There was also the not subtle implication that the two motorcycle dealers were hurting asthmatics and even farmers; though CARB never provided the dealers with an analysis of any alleged increase in pollution they were causing, the release’s last paragraph read, “California’s air pollution control efforts include regulating emissions from cars, trucks, buses and motorcycles. Smog can damage lungs, cause coughing and chest tightness, and worsen asthma symptons while also affecting crop yields.”

What’s more, the press release used phrases like “illegal sales” and “put public health and safety at risk” which implied that Lima and Renggli were running a criminal conspiracy, fooling customers with “street-legal kits” – charges both men deny. “I’ve been in business 20 years,” Lima said. “I’ve never had any complaints against me. Nobody bought a ‘kit.’ We didn’t falsify anything. We never put anything on those bikes, beyond lights or things the customer asked for.”

CARB’s public information office would have no comment for this story, beyond what they’d published last year. “We stand behind the details that are in the [Aug. 31, 2009] press release,” CARB spokeswoman Mary Fricke said. “The DMV’s part? That’s their separate piece in it.”

And what is the DMV’s take on all this? Basically that, yeah, the department could and should have done things differently, but what’s done is done.

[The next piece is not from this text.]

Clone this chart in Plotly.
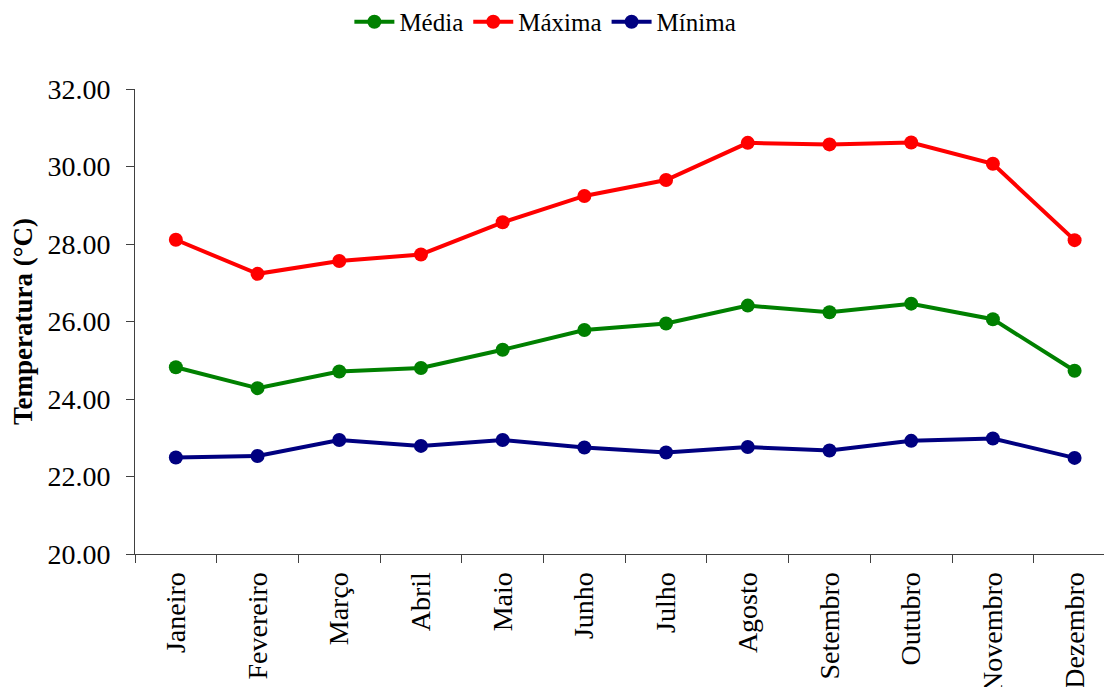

“The settlement with ARB speaks for itself,” DMV spokesman Armando E. Botello wrote in an e-mail. “The DMV instituted procedural changes in response to this case to make it more difficult for these vehicles to be incorrectly registered.”

Which is great, except that Lima denies that anything has changed at the DMV. In fact, Lima says he still has to go “above and beyond” what others do, all but holding the DMV clerks’ hands while they issue motorcycle registrations.

“Generally now, I ask them what they’re doing and make sure they punch it in green,” he said. “Ultimately, it was a comedy of errors, but we’re the ones who ended up paying.”